** INFORMATION SHOWN **
● ● ●

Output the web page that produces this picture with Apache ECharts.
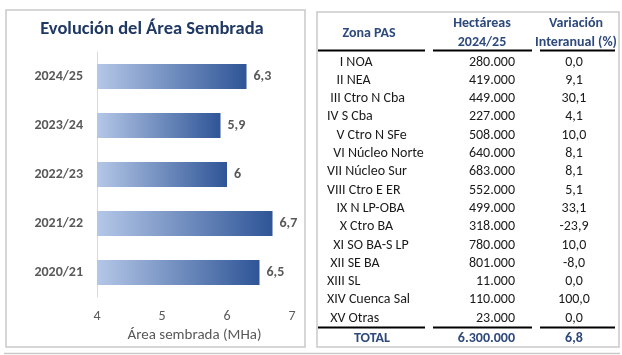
<!DOCTYPE html>
<html><head><meta charset="utf-8">
<script src="https://cdn.jsdelivr.net/npm/echarts@6/dist/echarts.min.js"></script>
<style>html,body{margin:0;padding:0;background:#fff}#c{width:622px;height:355px}</style>
</head><body><div id="c"></div>
<script>
const FONT = "Carlito, 'Open Sans', sans-serif";
const campaigns = ["2024/25", "2023/24", "2022/23", "2021/22", "2020/21"];
const areaMHa = [6.3, 5.9, 6, 6.7, 6.5];
const xTicks = [4, 5, 6, 7];
const zones = ["    I NOA", "   II NEA", " III Ctro N Cba", "IV S Cba", "   V Ctro N SFe", "  VI Núcleo Norte", "VII Núcleo Sur", "VIII Ctro E ER", "   IX N LP-OBA", "    X Ctro BA", "  XI SO BA-S LP", " XII SE BA", "XIII SL", "XIV Cuenca Sal", " XV Otras"];
const hectareas = ["280.000", "419.000", "449.000", "227.000", "508.000", "640.000", "683.000", "552.000", "499.000", "318.000", "780.000", "801.000", "11.000", "110.000", "23.000"];
const variacion = ["0,0", "9,1", "30,1", "4,1", "10,0", "8,1", "8,1", "5,1", "33,1", "-23,9", "10,0", "-8,0", "0,0", "100,0", "0,0"];
const totalRow = ["TOTAL", "6.300.000", "6,8"];
const headers = [["Zona PAS"], ["Hectáreas", "2024/25"], ["Variación", "Interanual (%)"]];

const chart = echarts.init(document.getElementById('c'), null, {renderer: 'canvas'});
const navy = '#2E4A7D';
const txt = '#1a1a1a';
const g = [];
// panel borders
g.push({type:'rect', shape:{x:6, y:10, width:299, height:337}, style:{fill:'none', stroke:'#c9c9c9', lineWidth:1.5}, silent:true});
g.push({type:'rect', shape:{x:317, y:12, width:302, height:335}, style:{fill:'none', stroke:'#c9c9c9', lineWidth:1.5}, silent:true});
g.push({type:'line', shape:{x1:4, y1:353.5, x2:620, y2:353.5}, style:{stroke:'#c9c9c9', lineWidth:1.5}, silent:true});
// table headers
const colCx = [369, 482, 576];
headers.forEach((h, i) => {
  if (h.length === 1) {
    g.push({type:'text', style:{text:h[0], x:colCx[i], y:33, align:'center', verticalAlign:'middle', font:'bold 14px ' + FONT, fill:navy}});
  } else {
    g.push({type:'text', style:{text:h[0], x:colCx[i], y:23, align:'center', verticalAlign:'middle', font:'bold 14px ' + FONT, fill:navy}});
    g.push({type:'text', style:{text:h[1], x:colCx[i], y:42, align:'center', verticalAlign:'middle', font:'bold 14px ' + FONT, fill:navy}});
  }
});
const ruleX = [[318, 425], [433, 532], [540, 615]];
ruleX.forEach(r => {
  g.push({type:'line', shape:{x1:r[0], y1:50.5, x2:r[1], y2:50.5}, style:{stroke:'#000', lineWidth:2}, silent:true});
  g.push({type:'line', shape:{x1:r[0], y1:327.5, x2:r[1], y2:327.5}, style:{stroke:'#000', lineWidth:2}, silent:true});
});
const rowY0 = 62, rowH = 18.3;
zones.forEach((z, i) => {
  const y = rowY0 + i * rowH;
  g.push({type:'text', style:{text:z, x:327, y:y, align:'left', verticalAlign:'middle', font:'14px ' + FONT, fill:txt}});
  g.push({type:'text', style:{text:hectareas[i], x:515, y:y, align:'right', verticalAlign:'middle', font:'14px ' + FONT, fill:txt}});
  g.push({type:'text', style:{text:variacion[i], x:574, y:y, align:'center', verticalAlign:'middle', font:'14px ' + FONT, fill:txt}});
});
g.push({type:'text', style:{text:totalRow[0], x:372, y:338, align:'center', verticalAlign:'middle', font:'bold 14px ' + FONT, fill:navy}});
g.push({type:'text', style:{text:totalRow[1], x:515, y:338, align:'right', verticalAlign:'middle', font:'bold 14px ' + FONT, fill:navy}});
g.push({type:'text', style:{text:totalRow[2], x:574, y:338, align:'center', verticalAlign:'middle', font:'bold 14px ' + FONT, fill:navy}});
// title
g.push({type:'text', style:{text:'Evolución del Área Sembrada', x:152, y:29, align:'center', verticalAlign:'middle', font:'bold 18.5px ' + FONT, fill:'#1F3864'}});

chart.setOption({
  animation: false,
  backgroundColor: '#fff',
  grid: {left: 97, right: 330, top: 52, bottom: 58},
  xAxis: {type: 'value', min: xTicks[0], max: xTicks[xTicks.length - 1], interval: 1,
    axisLine: {show: false}, axisTick: {show: false}, splitLine: {show: false},
    axisLabel: {fontFamily: FONT, fontSize: 14, color: '#595959', margin: 12},
    name: 'Área sembrada (MHa)', nameLocation: 'middle', nameGap: 31,
    nameTextStyle: {fontFamily: FONT, fontSize: 15, color: '#595959'}},
  yAxis: {type: 'category', data: campaigns, inverse: true,
    axisLine: {show: true, lineStyle: {color: '#d9d9d9', width: 1}}, axisTick: {show: false},
    axisLabel: {fontFamily: FONT, fontSize: 14, fontWeight: 'bold', color: '#595959', margin: 14}},
  series: [{type: 'bar', data: areaMHa, barWidth: 25,
    itemStyle: {color: new echarts.graphic.LinearGradient(0, 0, 1, 0, [
      {offset: 0, color: '#B4C7E7'}, {offset: 1, color: '#2F5597'}])},
    label: {show: true, position: 'right', distance: 7, fontFamily: FONT, fontSize: 14, fontWeight: 'bold', color: '#595959',
      formatter: p => String(p.value).replace('.', ',')}}],
  graphic: g
});
</script></body></html>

● ● ●

** WHAT TO DO **
Give back every line exactly as it stands, pictures excluded.

** SOLUTION TO THE PROBLEM **
Output the web page that produces this picture with Apache ECharts.
<!DOCTYPE html>
<html><head><meta charset="utf-8">
<script src="https://cdn.jsdelivr.net/npm/echarts@6/dist/echarts.min.js"></script>
<style>html,body{margin:0;padding:0;background:#fff}#c{width:622px;height:355px}</style>
</head><body><div id="c"></div>
<script>
const FONT = "Carlito, 'Open Sans', sans-serif";
const campaigns = ["2024/25", "2023/24", "2022/23", "2021/22", "2020/21"];
const areaMHa = [6.3, 5.9, 6, 6.7, 6.5];
const xTicks = [4, 5, 6, 7];
const zones = ["    I NOA", "   II NEA", " III Ctro N Cba", "IV S Cba", "   V Ctro N SFe", "  VI Núcleo Norte", "VII Núcleo Sur", "VIII Ctro E ER", "   IX N LP-OBA", "    X Ctro BA", "  XI SO BA-S LP", " XII SE BA", "XIII SL", "XIV Cuenca Sal", " XV Otras"];
const hectareas = ["280.000", "419.000", "449.000", "227.000", "508.000", "640.000", "683.000", "552.000", "499.000", "318.000", "780.000", "801.000", "11.000", "110.000", "23.000"];
const variacion = ["0,0", "9,1", "30,1", "4,1", "10,0", "8,1", "8,1", "5,1", "33,1", "-23,9", "10,0", "-8,0", "0,0", "100,0", "0,0"];
const totalRow = ["TOTAL", "6.300.000", "6,8"];
const headers = [["Zona PAS"], ["Hectáreas", "2024/25"], ["Variación", "Interanual (%)"]];

const chart = echarts.init(document.getElementById('c'), null, {renderer: 'canvas'});
const navy = '#2E4A7D';
const txt = '#1a1a1a';
const g = [];
// panel borders
g.push({type:'rect', shape:{x:6, y:10, width:299, height:337}, style:{fill:'none', stroke:'#c9c9c9', lineWidth:1.5}, silent:true});
g.push({type:'rect', shape:{x:317, y:12, width:302, height:335}, style:{fill:'none', stroke:'#c9c9c9', lineWidth:1.5}, silent:true});
g.push({type:'line', shape:{x1:4, y1:353.5, x2:620, y2:353.5}, style:{stroke:'#c9c9c9', lineWidth:1.5}, silent:true});
// table headers
const colCx = [369, 482, 576];
headers.forEach((h, i) => {
  if (h.length === 1) {
    g.push({type:'text', style:{text:h[0], x:colCx[i], y:33, align:'center', verticalAlign:'middle', font:'bold 14px ' + FONT, fill:navy}});
  } else {
    g.push({type:'text', style:{text:h[0], x:colCx[i], y:23, align:'center', verticalAlign:'middle', font:'bold 14px ' + FONT, fill:navy}});
    g.push({type:'text', style:{text:h[1], x:colCx[i], y:42, align:'center', verticalAlign:'middle', font:'bold 14px ' + FONT, fill:navy}});
  }
});
const ruleX = [[318, 425], [433, 532], [540, 615]];
ruleX.forEach(r => {
  g.push({type:'line', shape:{x1:r[0], y1:50.5, x2:r[1], y2:50.5}, style:{stroke:'#000', lineWidth:2}, silent:true});
  g.push({type:'line', shape:{x1:r[0], y1:327.5, x2:r[1], y2:327.5}, style:{stroke:'#000', lineWidth:2}, silent:true});
});
const rowY0 = 62, rowH = 18.3;
zones.forEach((z, i) => {
  const y = rowY0 + i * rowH;
  g.push({type:'text', style:{text:z, x:327, y:y, align:'left', verticalAlign:'middle', font:'14px ' + FONT, fill:txt}});
  g.push({type:'text', style:{text:hectareas[i], x:515, y:y, align:'right', verticalAlign:'middle', font:'14px ' + FONT, fill:txt}});
  g.push({type:'text', style:{text:variacion[i], x:574, y:y, align:'center', verticalAlign:'middle', font:'14px ' + FONT, fill:txt}});
});
g.push({type:'text', style:{text:totalRow[0], x:372, y:338, align:'center', verticalAlign:'middle', font:'bold 14px ' + FONT, fill:navy}});
g.push({type:'text', style:{text:totalRow[1], x:515, y:338, align:'right', verticalAlign:'middle', font:'bold 14px ' + FONT, fill:navy}});
g.push({type:'text', style:{text:totalRow[2], x:574, y:338, align:'center', verticalAlign:'middle', font:'bold 14px ' + FONT, fill:navy}});
// title
g.push({type:'text', style:{text:'Evolución del Área Sembrada', x:152, y:29, align:'center', verticalAlign:'middle', font:'bold 18.5px ' + FONT, fill:'#1F3864'}});

chart.setOption({
  animation: false,
  backgroundColor: '#fff',
  grid: {left: 97, right: 330, top: 52, bottom: 58},
  xAxis: {type: 'value', min: xTicks[0], max: xTicks[xTicks.length - 1], interval: 1,
    axisLine: {show: false}, axisTick: {show: false}, splitLine: {show: false},
    axisLabel: {fontFamily: FONT, fontSize: 14, color: '#595959', margin: 12},
    name: 'Área sembrada (MHa)', nameLocation: 'middle', nameGap: 31,
    nameTextStyle: {fontFamily: FONT, fontSize: 15, color: '#595959'}},
  yAxis: {type: 'category', data: campaigns, inverse: true,
    axisLine: {show: true, lineStyle: {color: '#d9d9d9', width: 1}}, axisTick: {show: false},
    axisLabel: {fontFamily: FONT, fontSize: 14, fontWeight: 'bold', color: '#595959', margin: 14}},
  series: [{type: 'bar', data: areaMHa, barWidth: 25,
    itemStyle: {color: new echarts.graphic.LinearGradient(0, 0, 1, 0, [
      {offset: 0, color: '#B4C7E7'}, {offset: 1, color: '#2F5597'}])},
    label: {show: true, position: 'right', distance: 7, fontFamily: FONT, fontSize: 14, fontWeight: 'bold', color: '#595959',
      formatter: p => String(p.value).replace('.', ',')}}],
  graphic: g
});
</script></body></html>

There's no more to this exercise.